Dans leur demande en date du 1 er avril 2019 de suspendre le procès, les avocats de M. Ntaganda ont soutenu que permettre à un juge de continuer à siéger à un procès alors qu’il existe des motifs substantiels de croire qu’il peut être récusé entraînait le risque sérieux d’un préjudice irréversible au droit de l’accusé de bénéficier d’un procès équitable.
L’avocat principal de la défense, Me Bourgon, a également indiqué qu’un manquement à suspendre immédiatement le procès risquait de ternir l’image des deux autres juges de la Chambre de première instance VI « du fait de leur participation à des délibérations avec un juge qui pourrait par la suite être récusé au moment de leurs délibérations communes ».
Les avocats des victimes ont rejeté cet argument, le qualifiant d’hypothétique et de prématuré car la requête de récusation n’a jamais été déposée et entendue.Ils ont indiqué que la défense doit d’abord démontrer l’impression d’un parti pris inacceptable ou l’impartialité du juge Ozaki afin de démontrer comment cette impression aurait une influence sur ses collègues siégeant pour la même affaire.
Cette opinion est partagée par le procureur qui a déclaré : « La défense a simplement affirmé qu’elle pourrait introduire une demande relative à cette question auprès de la Présidence ou de tout autre entité à un moment donné dans l’avenir lorsqu’elle pourra obtenir un complément d’information ».
Cependant, le procureur a également soutenu qu’il n’y avait aucune base juridique dans les instruments légaux de la CPI permettant de remettre en cause une décision prononcée par les juges réunis en plénière. Ces juges ont voté sur la modification des fonctions de la juge Ozaki, avec 14 juges se prononçant pour, trois contre et un s’abstenant. Me Bensouda a déclaré que, bien que la défense puisse décider à l’avenir d’explorer d’autres voies de procédure pour statuer si la juge Ozaki devait être récusée ou pour statuer sur l’impact de la décision des juges réunis en plénière sur l’affaire Ntaganda, « à ce jour, l’organe compétent (juges en plénière) a statué définitivement sur cette question ».
L’avocat de M. Ntaganda soutient que la nomination de la juge Ozaki en tant qu’ambassadrice place le juge en violation de l’article 40(3) du Statut de Rome, qui énonce que les juges tenus d’exercer leurs fonctions à temps plein au Siège de la Cour ne doivent se livrer à aucune autre activité de caractère professionnel.
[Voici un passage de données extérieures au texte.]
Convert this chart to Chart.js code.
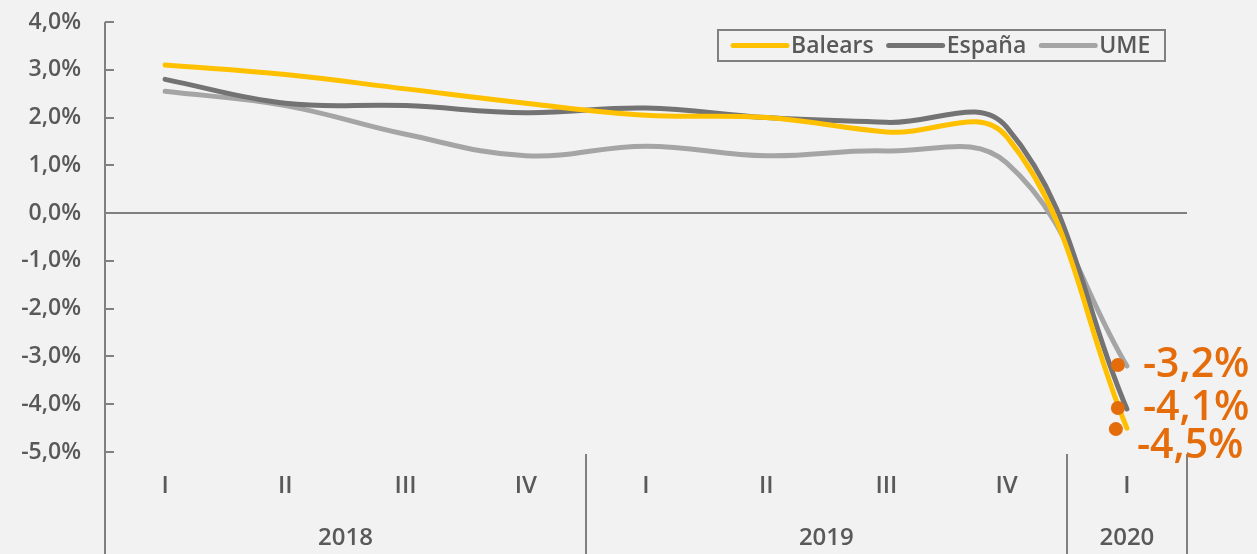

De plus, les avocats de la défense ont remis en cause la juge Ozaki pour manquement à divulguer le fait qu’elle avait été nommée ambassadrice lorsqu’elle avait demandé à devenir un juge à temps partiel. Cette semaine, Me Bourgon a argué que le Greffe de la Cour, Peter Lewis, s’était rendu au Japon au mois de janvier dernier. La Présidence a conseillé au Greffe de divulguer le motif pour lequel la question de la nomination de la juge Ozaki avait été débattue et s’il avait informé les juges de ces discussions.
La défense a demandé, la semaine dernière, à la Présidence de divulguer la totalité de la correspondance afférente à la demande de la juge Ozaki et l’ensemble du raisonnement des juges qui ont accédé à sa demande.
Ni la Chambre de première instance VI ni la Présidence n’ont apporté de réponse publique aux demandes de M. Ntaganda.